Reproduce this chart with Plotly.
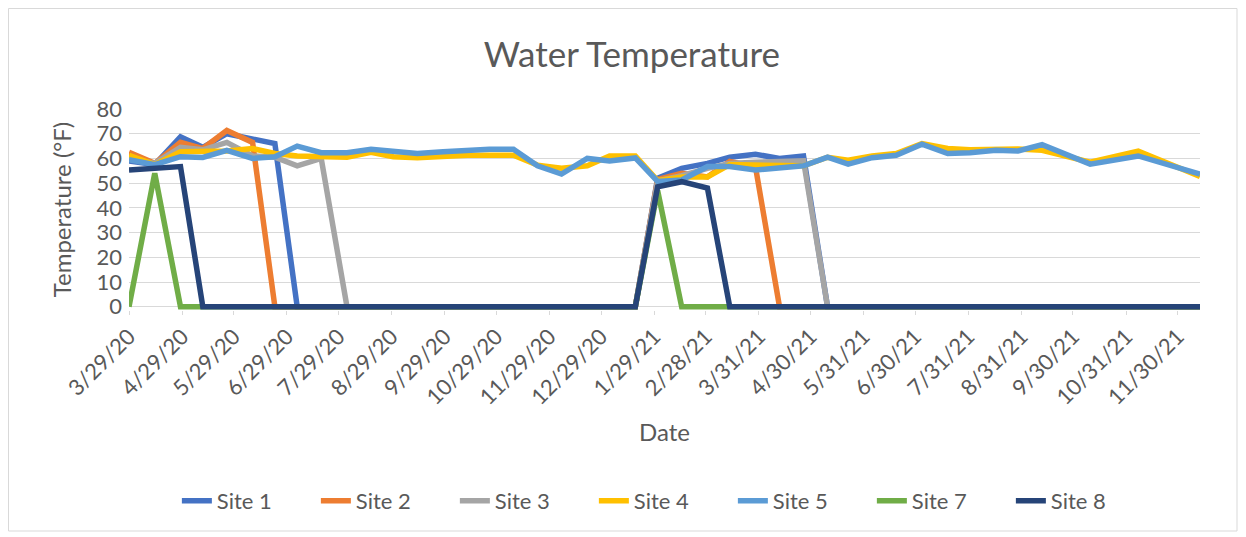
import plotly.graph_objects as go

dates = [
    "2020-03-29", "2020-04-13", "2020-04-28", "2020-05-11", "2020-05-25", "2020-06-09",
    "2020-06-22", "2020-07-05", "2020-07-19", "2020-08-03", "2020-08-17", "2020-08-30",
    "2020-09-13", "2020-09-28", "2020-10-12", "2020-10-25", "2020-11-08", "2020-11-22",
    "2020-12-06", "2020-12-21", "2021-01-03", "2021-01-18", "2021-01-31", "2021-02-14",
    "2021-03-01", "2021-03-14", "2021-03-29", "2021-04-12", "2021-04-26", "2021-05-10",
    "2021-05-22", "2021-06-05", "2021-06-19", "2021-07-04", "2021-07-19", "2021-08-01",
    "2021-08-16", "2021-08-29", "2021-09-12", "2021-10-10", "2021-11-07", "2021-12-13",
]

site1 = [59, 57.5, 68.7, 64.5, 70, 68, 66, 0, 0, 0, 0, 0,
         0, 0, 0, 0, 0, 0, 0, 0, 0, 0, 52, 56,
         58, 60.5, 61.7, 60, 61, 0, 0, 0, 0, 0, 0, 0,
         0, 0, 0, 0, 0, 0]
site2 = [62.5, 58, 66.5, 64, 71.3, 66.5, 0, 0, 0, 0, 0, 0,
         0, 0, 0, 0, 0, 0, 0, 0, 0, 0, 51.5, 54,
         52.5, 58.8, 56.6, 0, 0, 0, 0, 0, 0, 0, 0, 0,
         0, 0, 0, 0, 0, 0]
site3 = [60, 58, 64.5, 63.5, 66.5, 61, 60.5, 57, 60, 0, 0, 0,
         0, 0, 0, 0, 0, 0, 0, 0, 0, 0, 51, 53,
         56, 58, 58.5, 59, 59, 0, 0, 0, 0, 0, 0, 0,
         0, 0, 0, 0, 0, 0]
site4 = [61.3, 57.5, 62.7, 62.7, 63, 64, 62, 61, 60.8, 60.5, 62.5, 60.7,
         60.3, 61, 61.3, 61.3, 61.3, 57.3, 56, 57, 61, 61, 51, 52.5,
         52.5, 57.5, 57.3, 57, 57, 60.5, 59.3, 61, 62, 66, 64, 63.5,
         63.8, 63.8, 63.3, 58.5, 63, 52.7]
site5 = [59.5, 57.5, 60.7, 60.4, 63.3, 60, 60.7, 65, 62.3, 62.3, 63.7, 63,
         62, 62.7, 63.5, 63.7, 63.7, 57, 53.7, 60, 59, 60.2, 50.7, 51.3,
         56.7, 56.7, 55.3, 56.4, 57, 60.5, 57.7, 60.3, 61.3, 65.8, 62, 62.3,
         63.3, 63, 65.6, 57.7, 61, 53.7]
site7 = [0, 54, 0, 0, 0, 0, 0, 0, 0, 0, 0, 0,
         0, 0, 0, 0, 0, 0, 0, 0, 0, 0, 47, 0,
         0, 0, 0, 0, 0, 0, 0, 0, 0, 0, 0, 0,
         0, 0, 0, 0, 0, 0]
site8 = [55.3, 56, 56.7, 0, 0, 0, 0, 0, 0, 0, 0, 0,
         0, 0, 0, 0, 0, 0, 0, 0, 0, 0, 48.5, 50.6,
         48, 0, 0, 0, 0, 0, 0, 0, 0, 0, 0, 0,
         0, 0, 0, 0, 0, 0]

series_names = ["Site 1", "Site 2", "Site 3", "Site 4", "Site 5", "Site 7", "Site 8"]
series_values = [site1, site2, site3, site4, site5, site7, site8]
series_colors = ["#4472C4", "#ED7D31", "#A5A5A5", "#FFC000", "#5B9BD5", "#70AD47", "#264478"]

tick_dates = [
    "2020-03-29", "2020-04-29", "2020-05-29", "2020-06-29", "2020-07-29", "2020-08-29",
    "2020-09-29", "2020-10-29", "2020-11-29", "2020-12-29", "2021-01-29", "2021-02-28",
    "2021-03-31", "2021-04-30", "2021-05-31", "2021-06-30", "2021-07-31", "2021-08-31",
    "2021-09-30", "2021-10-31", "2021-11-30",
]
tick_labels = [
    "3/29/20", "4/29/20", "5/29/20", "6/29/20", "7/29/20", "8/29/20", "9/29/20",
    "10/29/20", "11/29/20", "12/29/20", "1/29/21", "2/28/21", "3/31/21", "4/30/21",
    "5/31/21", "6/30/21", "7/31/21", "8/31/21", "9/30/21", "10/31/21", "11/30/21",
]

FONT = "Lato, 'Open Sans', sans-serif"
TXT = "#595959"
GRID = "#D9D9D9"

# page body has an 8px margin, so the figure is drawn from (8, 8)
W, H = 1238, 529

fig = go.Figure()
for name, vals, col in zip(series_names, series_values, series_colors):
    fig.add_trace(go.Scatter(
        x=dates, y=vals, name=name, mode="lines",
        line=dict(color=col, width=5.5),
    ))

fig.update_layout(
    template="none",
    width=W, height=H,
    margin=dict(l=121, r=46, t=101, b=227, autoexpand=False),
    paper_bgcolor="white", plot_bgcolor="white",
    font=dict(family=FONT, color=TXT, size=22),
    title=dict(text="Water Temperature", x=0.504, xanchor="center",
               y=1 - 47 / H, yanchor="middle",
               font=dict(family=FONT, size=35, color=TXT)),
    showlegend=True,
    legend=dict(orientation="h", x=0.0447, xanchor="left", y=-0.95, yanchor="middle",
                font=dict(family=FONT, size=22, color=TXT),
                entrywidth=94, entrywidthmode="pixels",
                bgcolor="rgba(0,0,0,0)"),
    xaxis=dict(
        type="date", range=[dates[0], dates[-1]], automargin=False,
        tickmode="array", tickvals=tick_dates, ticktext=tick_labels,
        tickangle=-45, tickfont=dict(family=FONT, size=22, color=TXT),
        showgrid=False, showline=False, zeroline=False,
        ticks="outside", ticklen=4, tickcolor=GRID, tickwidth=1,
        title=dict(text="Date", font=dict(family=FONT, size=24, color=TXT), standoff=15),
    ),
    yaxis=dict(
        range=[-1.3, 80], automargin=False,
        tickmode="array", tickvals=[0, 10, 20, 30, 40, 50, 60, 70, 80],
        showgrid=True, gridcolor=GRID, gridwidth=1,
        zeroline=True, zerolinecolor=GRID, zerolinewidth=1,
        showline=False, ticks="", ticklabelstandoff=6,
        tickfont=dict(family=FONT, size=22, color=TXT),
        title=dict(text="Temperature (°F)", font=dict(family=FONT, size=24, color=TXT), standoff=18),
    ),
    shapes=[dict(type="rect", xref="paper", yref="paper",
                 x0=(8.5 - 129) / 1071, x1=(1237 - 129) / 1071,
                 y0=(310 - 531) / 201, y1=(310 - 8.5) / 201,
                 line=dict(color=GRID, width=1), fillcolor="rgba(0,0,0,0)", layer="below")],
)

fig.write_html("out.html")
******
Retype the whole listing, keeping every line identical and omitting all pictures.

Reproduce this chart with Plotly.
import plotly.graph_objects as go

dates = [
    "2020-03-29", "2020-04-13", "2020-04-28", "2020-05-11", "2020-05-25", "2020-06-09",
    "2020-06-22", "2020-07-05", "2020-07-19", "2020-08-03", "2020-08-17", "2020-08-30",
    "2020-09-13", "2020-09-28", "2020-10-12", "2020-10-25", "2020-11-08", "2020-11-22",
    "2020-12-06", "2020-12-21", "2021-01-03", "2021-01-18", "2021-01-31", "2021-02-14",
    "2021-03-01", "2021-03-14", "2021-03-29", "2021-04-12", "2021-04-26", "2021-05-10",
    "2021-05-22", "2021-06-05", "2021-06-19", "2021-07-04", "2021-07-19", "2021-08-01",
    "2021-08-16", "2021-08-29", "2021-09-12", "2021-10-10", "2021-11-07", "2021-12-13",
]

site1 = [59, 57.5, 68.7, 64.5, 70, 68, 66, 0, 0, 0, 0, 0,
         0, 0, 0, 0, 0, 0, 0, 0, 0, 0, 52, 56,
         58, 60.5, 61.7, 60, 61, 0, 0, 0, 0, 0, 0, 0,
         0, 0, 0, 0, 0, 0]
site2 = [62.5, 58, 66.5, 64, 71.3, 66.5, 0, 0, 0, 0, 0, 0,
         0, 0, 0, 0, 0, 0, 0, 0, 0, 0, 51.5, 54,
         52.5, 58.8, 56.6, 0, 0, 0, 0, 0, 0, 0, 0, 0,
         0, 0, 0, 0, 0, 0]
site3 = [60, 58, 64.5, 63.5, 66.5, 61, 60.5, 57, 60, 0, 0, 0,
         0, 0, 0, 0, 0, 0, 0, 0, 0, 0, 51, 53,
         56, 58, 58.5, 59, 59, 0, 0, 0, 0, 0, 0, 0,
         0, 0, 0, 0, 0, 0]
site4 = [61.3, 57.5, 62.7, 62.7, 63, 64, 62, 61, 60.8, 60.5, 62.5, 60.7,
         60.3, 61, 61.3, 61.3, 61.3, 57.3, 56, 57, 61, 61, 51, 52.5,
         52.5, 57.5, 57.3, 57, 57, 60.5, 59.3, 61, 62, 66, 64, 63.5,
         63.8, 63.8, 63.3, 58.5, 63, 52.7]
site5 = [59.5, 57.5, 60.7, 60.4, 63.3, 60, 60.7, 65, 62.3, 62.3, 63.7, 63,
         62, 62.7, 63.5, 63.7, 63.7, 57, 53.7, 60, 59, 60.2, 50.7, 51.3,
         56.7, 56.7, 55.3, 56.4, 57, 60.5, 57.7, 60.3, 61.3, 65.8, 62, 62.3,
         63.3, 63, 65.6, 57.7, 61, 53.7]
site7 = [0, 54, 0, 0, 0, 0, 0, 0, 0, 0, 0, 0,
         0, 0, 0, 0, 0, 0, 0, 0, 0, 0, 47, 0,
         0, 0, 0, 0, 0, 0, 0, 0, 0, 0, 0, 0,
         0, 0, 0, 0, 0, 0]
site8 = [55.3, 56, 56.7, 0, 0, 0, 0, 0, 0, 0, 0, 0,
         0, 0, 0, 0, 0, 0, 0, 0, 0, 0, 48.5, 50.6,
         48, 0, 0, 0, 0, 0, 0, 0, 0, 0, 0, 0,
         0, 0, 0, 0, 0, 0]

series_names = ["Site 1", "Site 2", "Site 3", "Site 4", "Site 5", "Site 7", "Site 8"]
series_values = [site1, site2, site3, site4, site5, site7, site8]
series_colors = ["#4472C4", "#ED7D31", "#A5A5A5", "#FFC000", "#5B9BD5", "#70AD47", "#264478"]

tick_dates = [
    "2020-03-29", "2020-04-29", "2020-05-29", "2020-06-29", "2020-07-29", "2020-08-29",
    "2020-09-29", "2020-10-29", "2020-11-29", "2020-12-29", "2021-01-29", "2021-02-28",
    "2021-03-31", "2021-04-30", "2021-05-31", "2021-06-30", "2021-07-31", "2021-08-31",
    "2021-09-30", "2021-10-31", "2021-11-30",
]
tick_labels = [
    "3/29/20", "4/29/20", "5/29/20", "6/29/20", "7/29/20", "8/29/20", "9/29/20",
    "10/29/20", "11/29/20", "12/29/20", "1/29/21", "2/28/21", "3/31/21", "4/30/21",
    "5/31/21", "6/30/21", "7/31/21", "8/31/21", "9/30/21", "10/31/21", "11/30/21",
]

FONT = "Lato, 'Open Sans', sans-serif"
TXT = "#595959"
GRID = "#D9D9D9"

# page body has an 8px margin, so the figure is drawn from (8, 8)
W, H = 1238, 529

fig = go.Figure()
for name, vals, col in zip(series_names, series_values, series_colors):
    fig.add_trace(go.Scatter(
        x=dates, y=vals, name=name, mode="lines",
        line=dict(color=col, width=5.5),
    ))

fig.update_layout(
    template="none",
    width=W, height=H,
    margin=dict(l=121, r=46, t=101, b=227, autoexpand=False),
    paper_bgcolor="white", plot_bgcolor="white",
    font=dict(family=FONT, color=TXT, size=22),
    title=dict(text="Water Temperature", x=0.504, xanchor="center",
               y=1 - 47 / H, yanchor="middle",
               font=dict(family=FONT, size=35, color=TXT)),
    showlegend=True,
    legend=dict(orientation="h", x=0.0447, xanchor="left", y=-0.95, yanchor="middle",
                font=dict(family=FONT, size=22, color=TXT),
                entrywidth=94, entrywidthmode="pixels",
                bgcolor="rgba(0,0,0,0)"),
    xaxis=dict(
        type="date", range=[dates[0], dates[-1]], automargin=False,
        tickmode="array", tickvals=tick_dates, ticktext=tick_labels,
        tickangle=-45, tickfont=dict(family=FONT, size=22, color=TXT),
        showgrid=False, showline=False, zeroline=False,
        ticks="outside", ticklen=4, tickcolor=GRID, tickwidth=1,
        title=dict(text="Date", font=dict(family=FONT, size=24, color=TXT), standoff=15),
    ),
    yaxis=dict(
        range=[-1.3, 80], automargin=False,
        tickmode="array", tickvals=[0, 10, 20, 30, 40, 50, 60, 70, 80],
        showgrid=True, gridcolor=GRID, gridwidth=1,
        zeroline=True, zerolinecolor=GRID, zerolinewidth=1,
        showline=False, ticks="", ticklabelstandoff=6,
        tickfont=dict(family=FONT, size=22, color=TXT),
        title=dict(text="Temperature (°F)", font=dict(family=FONT, size=24, color=TXT), standoff=18),
    ),
    shapes=[dict(type="rect", xref="paper", yref="paper",
                 x0=(8.5 - 129) / 1071, x1=(1237 - 129) / 1071,
                 y0=(310 - 531) / 201, y1=(310 - 8.5) / 201,
                 line=dict(color=GRID, width=1), fillcolor="rgba(0,0,0,0)", layer="below")],
)

fig.write_html("out.html")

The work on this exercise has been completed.